The dot in the surround field, the pan puck, represents the position of the sound source on that channel strip relative to the listening position (in the center of the surround field). Drag the pan puck to position the sound source and, therefore, determine the signal routing. Moving the puck toward a speaker icon increases the level sent to that output channel.
If the input format is mono or stereo, the surround field has a dark ring around the circular grid, showing a green line that can span from a dot to a full 360-degree circle. It corresponds to the position of the pan puck and shows the angle (the position in the 360-degree surround field) and the diversity. The diversity is 0 if the pan puck is placed directly at a speaker icon, which means the sound source is only routed to that speaker channel. When you move the puck toward the center, the outer ring expands, indicating to what other speaker channel the sound source is routed.
You can modify the movement of the blue dot with these functions:
Press and hold the Command key while moving the puck to lock the diversity value.
Press and hold the Control and Command keys while moving the puck to lock the angle value.
Option-click the green puck to reset the angle and diversity values.

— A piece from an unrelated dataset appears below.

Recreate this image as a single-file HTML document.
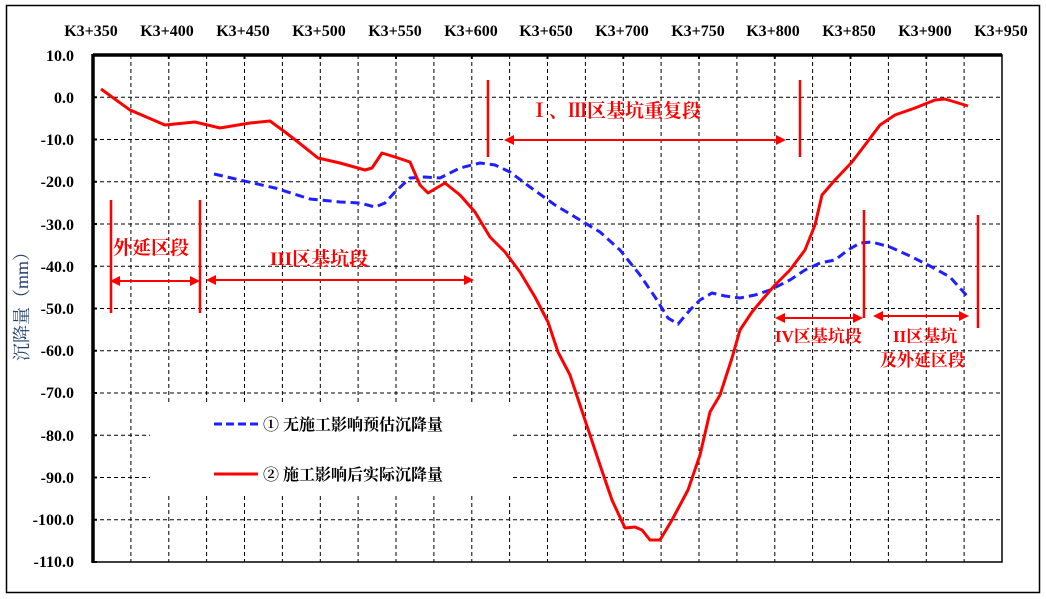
<!DOCTYPE html>
<html><head><meta charset="utf-8"><style>
body{margin:0;background:#fff;}
svg{display:block;}
</style></head><body>
<svg width="1046" height="599" xmlns="http://www.w3.org/2000/svg" font-family="'Liberation Serif','Noto Serif CJK SC',serif">
<rect x="6.5" y="5.5" width="1033" height="587" fill="#fff" stroke="#000" stroke-width="1.5"/>
<g stroke="#000" stroke-width="1" stroke-dasharray="4,3" fill="none">
<path d="M93 139.5H1002M93 181.8H1002M93 224H1002M93 266.3H1002M93 308.5H1002M93 350.8H1002M93 393H1002M93 435.3H1002M93 477.5H1002M93 519.8H1002M93 97.3H1002"/>
<path d="M130.9 55V562M168.8 55V562M206.6 55V562M244.5 55V562M282.4 55V562M320.3 55V562M358.1 55V562M396 55V562M433.9 55V562M471.8 55V562M509.6 55V562M547.5 55V562M585.4 55V562M623.3 55V562M661.1 55V562M699 55V562M736.9 55V562M774.8 55V562M812.6 55V562M850.5 55V562M888.4 55V562M926.3 55V562M964.1 55V562"/>
</g>
<rect x="150" y="402" width="362" height="94" fill="#fff"/>
<rect x="93" y="55" width="909" height="507" fill="none" stroke="#000" stroke-width="1.5"/>
<path d="M93 55H1002" stroke="#000" stroke-width="3.5"/>
<path d="M93 54V563" stroke="#000" stroke-width="3.5"/>
<g stroke="#000" stroke-width="2">
<path d="M168.8 55v4M244.5 55v4M320.3 55v4M396 55v4M471.8 55v4M547.5 55v4M623.3 55v4M699 55v4M774.8 55v4M850.5 55v4M926.3 55v4"/>
<path d="M93 55h4M93 97.3h4M93 139.5h4M93 181.8h4M93 224h4M93 266.3h4M93 308.5h4M93 350.8h4M93 393h4M93 435.3h4M93 477.5h4M93 519.8h4M93 562h4"/>
</g>
<g font-weight="bold" font-size="16" text-anchor="middle">
<text x="91" y="36">K3+350</text><text x="167" y="36">K3+400</text><text x="243" y="36">K3+450</text><text x="319" y="36">K3+500</text><text x="395" y="36">K3+550</text><text x="471" y="36">K3+600</text><text x="546" y="36">K3+650</text><text x="622" y="36">K3+700</text><text x="698" y="36">K3+750</text><text x="773" y="36">K3+800</text><text x="849" y="36">K3+850</text><text x="925" y="36">K3+900</text><text x="1001" y="36">K3+950</text>
</g>
<g font-weight="bold" font-size="16" text-anchor="end">
<text x="74" y="61">10.0</text><text x="74" y="103">0.0</text><text x="74" y="145">-10.0</text><text x="74" y="187">-20.0</text><text x="74" y="230">-30.0</text><text x="74" y="272">-40.0</text><text x="74" y="314">-50.0</text><text x="74" y="356">-60.0</text><text x="74" y="398">-70.0</text><text x="74" y="441">-80.0</text><text x="74" y="483">-90.0</text><text x="74" y="525">-100.0</text><text x="74" y="567">-110.0</text>
</g>
<text transform="translate(28,302) rotate(-90)" font-size="18" fill="#1f3f6f" text-anchor="middle">沉降量（mm）</text>
<path fill="none" stroke="#1f1fff" stroke-width="3" stroke-dasharray="9,5" d="M214 174 L240 180 L275 188 L310 199 L340 202 L360 203 L375 207 L385 203 L395 192 L410 178 L425 177 L440 178 L460 168 L480 163 L495 165 L510 172 L530 187 L555 205 L580 220 L600 232 L620 250 L640 275 L655 297 L668 318 L678 324 L690 310 L700 300 L712 293 L725 296 L740 298 L755 295 L770 290 L790 280 L805 270 L820 263 L835 260 L848 250 L860 243 L872 242 L890 247 L910 256 L930 266 L950 277 L968 297"/>
<path fill="none" stroke="#ff0000" stroke-width="3" stroke-linejoin="round" d="M101 89 L130 110 L165 125 L195 122 L220 128 L250 123 L270 121 L285 132 L298 142 L318 158 L340 163 L365 170 L372 168 L382 153 L395 157 L410 162 L420 185 L428 193 L445 183 L460 195 L475 212 L490 237 L505 252 L520 272 L535 297 L548 322 L558 352 L570 375 L585 420 L600 465 L612 500 L625 528 L635 527 L642 530 L650 540 L660 540 L672 520 L688 490 L700 455 L710 412 L720 395 L732 358 L740 330 L752 312 L762 300 L775 285 L790 270 L805 250 L815 225 L822 195 L835 180 L852 162 L865 145 L880 125 L895 115 L915 108 L935 100 L945 99 L955 102 L968 106"/>
<g stroke="#ff0000" stroke-width="2.5" fill="#ff0000">
<path d="M111 200V313M200 200V313M488 80V157M800 80V157M864 210V318M978 215V328" fill="none"/>
<path d="M118 281H194M214 280H466M512 140H778M782 318H856M880 316H962" fill="none" stroke-width="2"/>
<path d="M110 281l10-5v10zM200 281l-10-5v10zM206 280l10-5v10zM474 280l-10-5v10zM504 140l10-5v10zM786 140l-10-5v10zM775 318l10-5v10zM863 318l-10-5v10zM873 316l10-5v10zM969 316l-10-5v10z" stroke="none"/>
</g>
<g fill="#ff0000" font-size="19" font-weight="bold">
<text x="113" y="254">外延区段</text>
<text x="270" y="265">III区基坑段</text>
<text x="530" y="117">Ⅰ、Ⅲ区基坑重复段</text>
<text x="775" y="342" font-size="17">IV区基坑段</text>
<text x="893" y="342" font-size="17">II区基坑</text>
<text x="880" y="366" font-size="17">及外延区段</text>
</g>
<path d="M214 424H258" stroke="#1f1fff" stroke-width="3" stroke-dasharray="8,4"/>
<path d="M214 474H258" stroke="#ff0000" stroke-width="3"/>
<g font-size="16" font-weight="bold" fill="#000">
<text x="263" y="430">① 无施工影响预估沉降量</text>
<text x="263" y="480">② 施工影响后实际沉降量</text>
</g>
</svg>
</body></html>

Note: A Stereo channel strip shows two rings, one for the left channel (blue) and one for the right channel (green) of the sound source.
In addition to moving the pan puck, you can adjust the numeric values of the following parameters by dragging the field or double-clicking it and entering a numeric value. The position of the puck changes accordingly.
Angle: Change the circular position of the puck and, therefore, the position of the sound source in the surround field relative to the listening position.
Diversity: With a value of 0, the pan puck is positioned at the outer ring, routing the sound source only to that speaker channel (or two adjacent speakers). Increasing the value routes the sound source to more adjacent speakers indicated by the outer ring. The maximum value is 1, also called super mono, when a sound source is playing through all speakers.
Amount: If the format of the channel strip is surround, the Amount parameter is shown instead of the Diversity parameter. Increasing the number from its default 0.00 value (the unaltered surround signal) moves the puck toward a speaker (depending on the angle value), reducing the signal level of the opposite speaker channels.
Elevation: Adjust the position of the sound source between ear-level speaker channels (0°) and height speaker channels (90°). The parameter is only available if the current surround format has height speakers.
Note: You have to select the Spherical button to get a visual representation of the height position.
Spread: This parameter is only available if the format of the channel strip is stereo. It determines how wide the left and right channels are spread apart (similar to stereo width). A value of 0° folds both channels into mono; 90° would be a typical stereo spread between a left and right speaker. A maximum of 180° would put the stereo signal in the left mid and right mid channels with an angle of 0°. A negative value represents a left-right channel swap.